François Mitterrand craint à l'époque que la réunification de l’Allemagne la détourne d’une communauté européenne qu’elle aurait considérée jusque-là comme un simple palliatif à sa perte de puissance et l’engage, dans le contexte post-guerre froide, à reconstituer une Mitteleuropa sous sa coupe. Il pousse donc à une reconnaissance rapide de cette réunification tout autant qu’à l’approfondissement de la construction européenne, par le biais de l’Union Économique et Monétaire. S’il réussit sur ce plan, il échoue sur l’appréciation de situation ; à la fois pour des raisons historiques et de culture politique, l’Allemagne et la France portent un regard différent sur la crise, qui explique pour partie les atermoiements européens, alors même que la définition d’une Politique Étrangère et de Sécurité Commune appartenait aux grands axes de l’approfondissement communautaire.
Un troisième facteur intervient dans la définition de la politique yougoslave de la France.

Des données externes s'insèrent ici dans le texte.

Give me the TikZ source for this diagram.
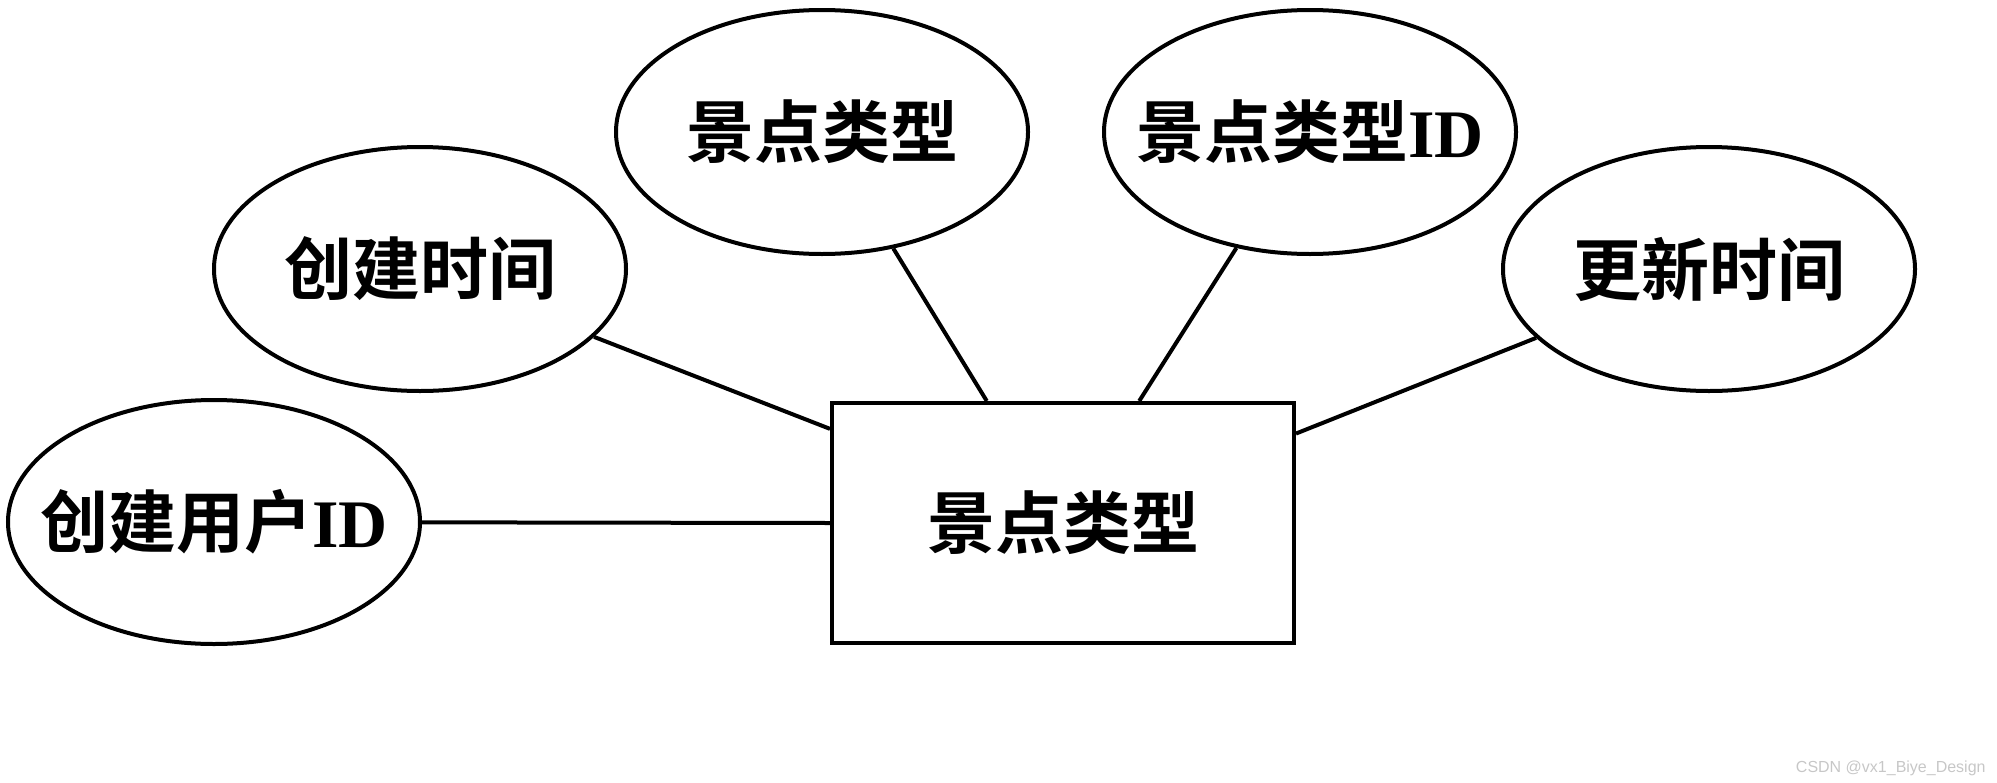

Alors que la guerre du Golfe s’achève et que des enseignements importants doivent encore en être tirés7, le pouvoir exécutif se retrouve confronté à un nouveau conflit, sur le continent européen, dans une région qui demeure, pour ceux qui se souviennent de leurs cours d’histoire, comme l’espace d’où s’était mis en branle l’« engrenage des alliances » qui avait rendu apparemment inéluctable la guerre de 1914. L’attitude première de la diplomatie française est de rechercher le dialogue, une conciliation, alors que la violence va croissant en Croatie et en Bosnie-Herzégovine ; la France souligne dans un premier temps l’importance du respect du droit international et ne souhaite pas s’engager dans une démonstration de force ou dans une intervention militaire que le pays porterait seul.